Pennsylvania Man Awarded $55 Million in Defective Seat Belt CaseJul 28, 2014
A Philadelphia jury ordered Honda to pay $55.3 million to a man who filed a lawsuit alleging that the seat belt in his Acura Integra was defective, causing him to suffer severe injuries when he got into a car crash.
In 2010, Carlos Martinez, 57, was driving to work when one of his tires blew out. He lost control of the vehicle and as it rolled over, his head hit the roof. His injuries caused him to be paralyzed, and he now uses a wheelchair. Martinez filed a lawsuit in the Philadelphia Court of Common Pleas, alleging that a defective seat belt failed to stop his head from hitting the roof. Rollover tests in 1992 show that Honda knew about this problem, but failed to implement any safety measures for it, the suit alleges.

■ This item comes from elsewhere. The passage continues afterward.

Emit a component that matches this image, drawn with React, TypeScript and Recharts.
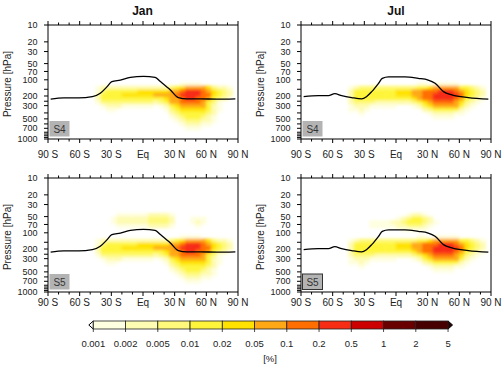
import React from "react";
import { ComposedChart, Scatter, Line, XAxis, YAxis } from "recharts";

const FONT = '"Liberation Sans", Arial, Helvetica, sans-serif';

/* ---------- Data ---------- */

// colour classes in %, lower bound of every class of the shading
const classLabels = ["0.001", "0.002", "0.005", "0.01", "0.02", "0.05", "0.1", "0.2", "0.5", "1", "2", "5"];
// 0 = below 0.001, 1..11 = the bar segments, 12 = above 5
const classColors = [
  "#ffffff", "#fefee0", "#fefbb2", "#fef97a", "#fef53a", "#ffe200",
  "#ffa816", "#ff6e00", "#f72c14", "#cc0000", "#680000", "#460000", "#2a0000",
];

// latitude bins (5 deg) and height rows (km) of the shading grid
const latCentres = [
  -87.5, -82.5, -77.5, -72.5, -67.5, -62.5, -57.5, -52.5, -47.5, -42.5, -37.5, -32.5,
  -27.5, -22.5, -17.5, -12.5, -7.5, -2.5, 2.5, 7.5, 12.5, 17.5, 22.5, 27.5,
  32.5, 37.5, 42.5, 47.5, 52.5, 57.5, 62.5, 67.5, 72.5, 77.5, 82.5, 87.5,
];
const rowHeightsKm = [21, 20, 19, 18, 17, 16, 15, 14, 13, 12, 11, 10, 9, 8, 7, 6, 5, 4, 3];

const latTicks = [-90, -80, -70, -60, -50, -40, -30, -20, -10, 0, 10, 20, 30, 40, 50, 60, 70, 80, 90];
const presTicks = [10, 20, 30, 50, 70, 100, 150, 200, 250, 300, 400, 500, 600, 700, 800, 850, 900, 950, 1000];
const presLabelled = [10, 20, 30, 50, 70, 100, 200, 300, 500, 700, 1000];

// class index per cell, one string per height row (21 km at top), 6 groups of 30 deg
const Z = "000000 000000 000000 000000 000000 000000";

const janMain = [
  "000000 000000 000000 000000 011110 000000",
  "000000 000122 222222 222223 456666 532210",
  "000000 000134 444445 555556 678887 654320",
  "000000 000244 445555 556666 788887 754320",
  "000000 000244 444444 444456 678877 643200",
  "000000 000133 333333 332346 677776 431000",
  "000000 000012 221111 110124 566666 421000",
  "000000 000001 100000 000013 455555 421000",
  "000000 000000 000000 000002 344444 320000",
  "000000 000000 000000 000001 234443 210000",
  "000000 000000 000000 000000 123332 210000",
  "000000 000000 000000 000000 012221 100000",
  "000000 000000 000000 000000 001110 000000",
];

const julMain = [
  "000000 000000 000000 000011 011111 000000",
  "000000 000123 333333 333344 566666 443210",
  "000000 000244 444444 555667 778887 654320",
  "000000 000244 444444 555667 788888 754320",
  "000000 000244 444444 444567 788887 643210",
  "000000 000233 332222 222345 677776 532100",
  "000000 000122 211111 000124 566666 421000",
  "000000 000112 100000 000002 344444 210000",
  "000000 000001 000000 000000 122221 100000",
  "000000 000000 000000 000000 011110 000000",
  Z,
  Z,
  Z,
];

const janS4 = [Z, Z, Z, Z, Z, Z, ...janMain];
const julS4 = [Z, Z, Z, Z, Z, Z, ...julMain];
const janS5 = [
  "000000 000000 011111 122221 000000 000000",
  "000000 000000 122222 233332 000111 000000",
  "000000 000000 122222 233332 000121 000000",
  "000000 000000 011111 122221 000010 000000",
  Z,
  Z,
  ...janMain,
];
const julS5 = [
  "000000 000000 000000 001221 000000 000000",
  "000000 000000 000000 123443 200000 000000",
  "000000 000000 011112 234443 210000 000000",
  "000000 000000 011111 223332 100000 000000",
  "000000 000000 000000 011111 000000 000000",
  Z,
  ...julMain,
];

// tropopause pressure (hPa) along latitude
const tropJan = [
  { lat: -87.5, p: 229 }, { lat: -75, p: 217 }, { lat: -61, p: 217 }, { lat: -48, p: 206 },
  { lat: -40.5, p: 178 }, { lat: -34, p: 134 }, { lat: -29.5, p: 108 }, { lat: -21.5, p: 101 },
  { lat: -12, p: 90 }, { lat: 0.5, p: 86 }, { lat: 11.5, p: 90 }, { lat: 16.5, p: 108 },
  { lat: 26, p: 155 }, { lat: 33.5, p: 214 }, { lat: 41.5, p: 226 }, { lat: 54, p: 226 },
  { lat: 70, p: 229 }, { lat: 87.5, p: 226 },
];
const tropJul = [
  { lat: -87.5, p: 206 }, { lat: -73.5, p: 197 }, { lat: -64, p: 197 }, { lat: -58, p: 181 },
  { lat: -51.5, p: 197 }, { lat: -42, p: 214 }, { lat: -32.5, p: 226 }, { lat: -28, p: 206 },
  { lat: -23, p: 166 }, { lat: -16.5, p: 116 }, { lat: -13, p: 94 }, { lat: -7, p: 88 },
  { lat: 8.5, p: 88 }, { lat: 21, p: 94 }, { lat: 30.5, p: 101 }, { lat: 37, p: 116 },
  { lat: 45, p: 166 }, { lat: 53, p: 191 }, { lat: 68.5, p: 214 }, { lat: 87.5, p: 229 },
];

/* ---------- Vertical coordinate ---------- */

// standard atmosphere height (km) for a pressure level (hPa)
function heightOf(p: number) {
  if (p >= 226.32) return 44.331 * (1 - Math.pow(p / 1013.25, 0.190263));
  if (p >= 54.749) return 11 + 6.3416 * Math.log(226.32 / p);
  return 20 + 216.65 * (Math.pow(p / 54.749, -1 / 34.163) - 1);
}

const Z_BOTTOM = heightOf(1000);
const Z_TOP = heightOf(10);

const CHART_W = 252;
const CHART_H = 160;
const PLOT_W = 190;
const PLOT_H = 114;
const CELL_W = PLOT_W / latCentres.length;
const CELL_H = PLOT_H / (Z_TOP - Z_BOTTOM);

type Cell = { lat: number; z: number; level: number };

function buildCells(rows: string[]): Cell[] {
  const out: Cell[] = [];
  rows.forEach((row, r) => {
    const codes = row.replace(/ /g, "");
    for (let j = 0; j < codes.length; j++) {
      const level = Number(codes[j]);
      if (level > 0) out.push({ lat: latCentres[j], z: rowHeightsKm[r], level });
    }
  });
  return out;
}

/* ---------- Marks and ticks ---------- */

function HeatCell(props: any) {
  const { cx, cy, payload } = props;
  return (
    <rect
      x={cx - CELL_W / 2 - 0.3}
      y={cy - CELL_H / 2 - 0.3}
      width={CELL_W + 0.6}
      height={CELL_H + 0.6}
      fill={classColors[payload.level]}
    />
  );
}

function latLabel(v: number) {
  if (v === 0) return "Eq";
  return v < 0 ? `${-v} S` : `${v} N`;
}

function LatTick(props: any) {
  const { x, y, payload, gap, top } = props;
  const v = payload.value;
  const major = v % 30 === 0;
  const len = major ? 4 : 2.5;
  if (top) {
    return <line x1={x} x2={x} y1={y} y2={y - len} stroke="#000" strokeWidth={1} />;
  }
  return (
    <g>
      <line x1={x} x2={x} y1={y} y2={y + len} stroke="#000" strokeWidth={1} />
      {major && (
        <text x={x} y={y + gap} textAnchor="middle" fontSize={10} fill="#222" fontFamily={FONT}>
          {latLabel(v)}
        </text>
      )}
    </g>
  );
}

function PresTick(props: any) {
  const { x, y, payload } = props;
  const p = presTicks.find((t) => Math.abs(heightOf(t) - payload.value) < 1e-6);
  const labelled = p !== undefined && presLabelled.includes(p);
  return (
    <g>
      <line x1={x - 4} x2={x} y1={y} y2={y} stroke="#000" strokeWidth={1} />
      {labelled && (
        <text x={x - 10.5} y={y} dy="0.35em" textAnchor="end" fontSize={9} fill="#222" fontFamily={FONT}>
          {p}
        </text>
      )}
    </g>
  );
}

/* ---------- Panels ---------- */

type PanelCfg = {
  left: number;
  top: number;
  grid: string[];
  trop: { lat: number; p: number }[];
  labelGap: number;
};

const frameLine = { stroke: "#000", strokeWidth: 1 };

function Panel({ cfg }: { cfg: PanelCfg }) {
  const cells = buildCells(cfg.grid);
  const line = cfg.trop.map((d) => ({ lat: d.lat, z: heightOf(d.p) }));
  return (
    <div style={{ position: "absolute", left: cfg.left, top: cfg.top }}>
      <ComposedChart width={CHART_W} height={CHART_H} margin={{ top: 24, right: 13, bottom: 20, left: 8 }}>
        <XAxis
          dataKey="lat"
          type="number"
          domain={[-90, 90]}
          ticks={latTicks}
          interval={0}
          height={1}
          tickSize={0}
          tickMargin={0}
          axisLine={frameLine}
          tickLine={false}
          allowDataOverflow
          tick={(p: any) => <LatTick {...p} gap={cfg.labelGap} />}
        />
        <XAxis
          xAxisId="top"
          orientation="top"
          dataKey="lat"
          type="number"
          domain={[-90, 90]}
          ticks={latTicks}
          interval={0}
          height={1}
          tickSize={0}
          tickMargin={0}
          axisLine={frameLine}
          tickLine={false}
          allowDataOverflow
          tick={(p: any) => <LatTick {...p} top />}
        />
        <YAxis
          dataKey="z"
          type="number"
          domain={[Z_BOTTOM, Z_TOP]}
          ticks={presTicks.map(heightOf)}
          interval={0}
          width={40}
          tickSize={0}
          tickMargin={0}
          axisLine={frameLine}
          tickLine={false}
          allowDataOverflow
          tick={(p: any) => <PresTick {...p} />}
        />
        <YAxis
          yAxisId="right"
          orientation="right"
          type="number"
          domain={[Z_BOTTOM, Z_TOP]}
          width={1}
          tick={false}
          tickLine={false}
          axisLine={frameLine}
          allowDataOverflow
        />
        <Scatter data={cells} dataKey="z" shape={(p: any) => <HeatCell {...p} />} isAnimationActive={false} />
        <Line
          data={line}
          dataKey="z"
          type="monotone"
          stroke="#000"
          strokeWidth={1.3}
          dot={false}
          activeDot={false}
          isAnimationActive={false}
          zIndex={700}
        />
      </ComposedChart>
    </div>
  );
}

const panels: PanelCfg[] = [
  { left: 0, top: 0, grid: janS4, trop: tropJan, labelGap: 18.5 },
  { left: 253, top: 0, grid: julS4, trop: tropJul, labelGap: 18.5 },
  { left: 0, top: 153, grid: janS5, trop: tropJan, labelGap: 13.5 },
  { left: 253, top: 153, grid: julS5, trop: tropJul, labelGap: 13.5 },
];

const tags = [
  { x: 49.5, y: 121, text: "S4", border: false },
  { x: 302.5, y: 121, text: "S4", border: false },
  { x: 49.5, y: 274, text: "S5", border: false },
  { x: 302.5, y: 274, text: "S5", border: true },
];

const yTitles = [
  { x: 10.5, y: 84 },
  { x: 263.5, y: 84 },
  { x: 10.5, y: 237 },
  { x: 263.5, y: 237 },
];

/* ---------- Titles, tags and colour bar ---------- */

function Overlay() {
  const barX = 93.3;
  const segW = 32.25;
  const barY = 321;
  const barH = 8;
  const nSeg = classLabels.length - 1;
  const barEnd = barX + segW * nSeg;
  return (
    <svg width={504} height={374} style={{ position: "absolute", left: 0, top: 0 }} fontFamily={FONT}>
      <defs>
        <filter id="soften" x="-20%" y="-40%" width="140%" height="180%">
          <feGaussianBlur stdDeviation="1.6" />
        </filter>
      </defs>

      <text x={142.5} y={14.5} textAnchor="middle" fontSize={12} fontWeight="bold" fill="#111">Jan</text>
      <text x={396} y={14.5} textAnchor="middle" fontSize={12} fontWeight="bold" fill="#111">Jul</text>

      {yTitles.map((t, i) => (
        <text
          key={i}
          x={t.x}
          y={t.y}
          transform={`rotate(-90 ${t.x} ${t.y})`}
          textAnchor="middle"
          fontSize={10}
          fill="#222"
        >
          Pressure [hPa]
        </text>
      ))}

      {tags.map((t, i) => (
        <g key={i}>
          <rect
            x={t.x}
            y={t.y}
            width={20}
            height={15.5}
            fill="#b3b3b3"
            stroke={t.border ? "#333" : "none"}
            strokeWidth={1}
          />
          <text x={t.x + 10} y={t.y + 11.5} textAnchor="middle" fontSize={10} fill="#333">{t.text}</text>
        </g>
      ))}

      {/* colour bar */}
      <polygon
        points={`${barX},${barY} ${barX - 4.5},${barY + barH / 2} ${barX},${barY + barH}`}
        fill={classColors[0]}
        stroke="#000"
        strokeWidth={1}
      />
      <polygon
        points={`${barEnd},${barY} ${barEnd + 4.5},${barY + barH / 2} ${barEnd},${barY + barH}`}
        fill={classColors[12]}
        stroke="#000"
        strokeWidth={1}
      />
      {classLabels.slice(0, nSeg).map((_, i) => (
        <rect
          key={i}
          x={barX + i * segW}
          y={barY}
          width={segW}
          height={barH}
          fill={classColors[i + 1]}
          stroke="#222"
          strokeWidth={0.8}
        />
      ))}
      {classLabels.map((label, i) => (
        <g key={label}>
          <line x1={barX + i * segW} x2={barX + i * segW} y1={barY + barH} y2={barY + barH + 3} stroke="#222" strokeWidth={0.8} />
          <text x={barX + i * segW} y={346.5} textAnchor="middle" fontSize={9.5} fill="#222">{label}</text>
        </g>
      ))}
      <text x={270} y={361.5} textAnchor="middle" fontSize={9.5} fill="#222">[%]</text>
    </svg>
  );
}

export default function App() {
  return (
    <div style={{ position: "absolute", left: 0, top: 0, width: 504, height: 374, background: "#fff", overflow: "hidden" }}>
      <style>{`.recharts-scatter { filter: url(#soften); }`}</style>
      {panels.map((cfg, i) => (
        <Panel key={i} cfg={cfg} />
      ))}
      <Overlay />
    </div>
  );
}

The trial lasted nine days. At its conclusion, the jury agreed with Martinez's allegations. A verdict of $55.3 million was handed down; $25 million was awarded for past and future noneconomic damages, $14.6 million for future medical expenses and approximately $720,000 for the loss of past and future wages. Martinez's wife was awarded $15 million for loss of consortium.
Honda denies wrongdoing and plans to appeal the verdict. Reportedly, this has been the largest award for a Pennsylvania crashworthiness case since 1994.
In 2004, Public Citizen published a report highlighting the flaws of seat belts with regards to rollover crashes. Seat belts are relied upon to “prevent ejection of heads, arms, and other body parts,” the report pointed out. “It is critical that belts perform effectively in rollover crashes,” the authors stated. “yet evidence suggests that safety belts are tragically ineffective in many rollover crashes.”
Rollovers are not extremely common, but they are much more deadly than other types of car crashes. They account for a third of all vehicle deaths even though only make up three percent of car crashes. Between 1992 and 2002, 22,000 people wearing seat belts died in a rollover crash, according to federal data cited in the Public Citizen report.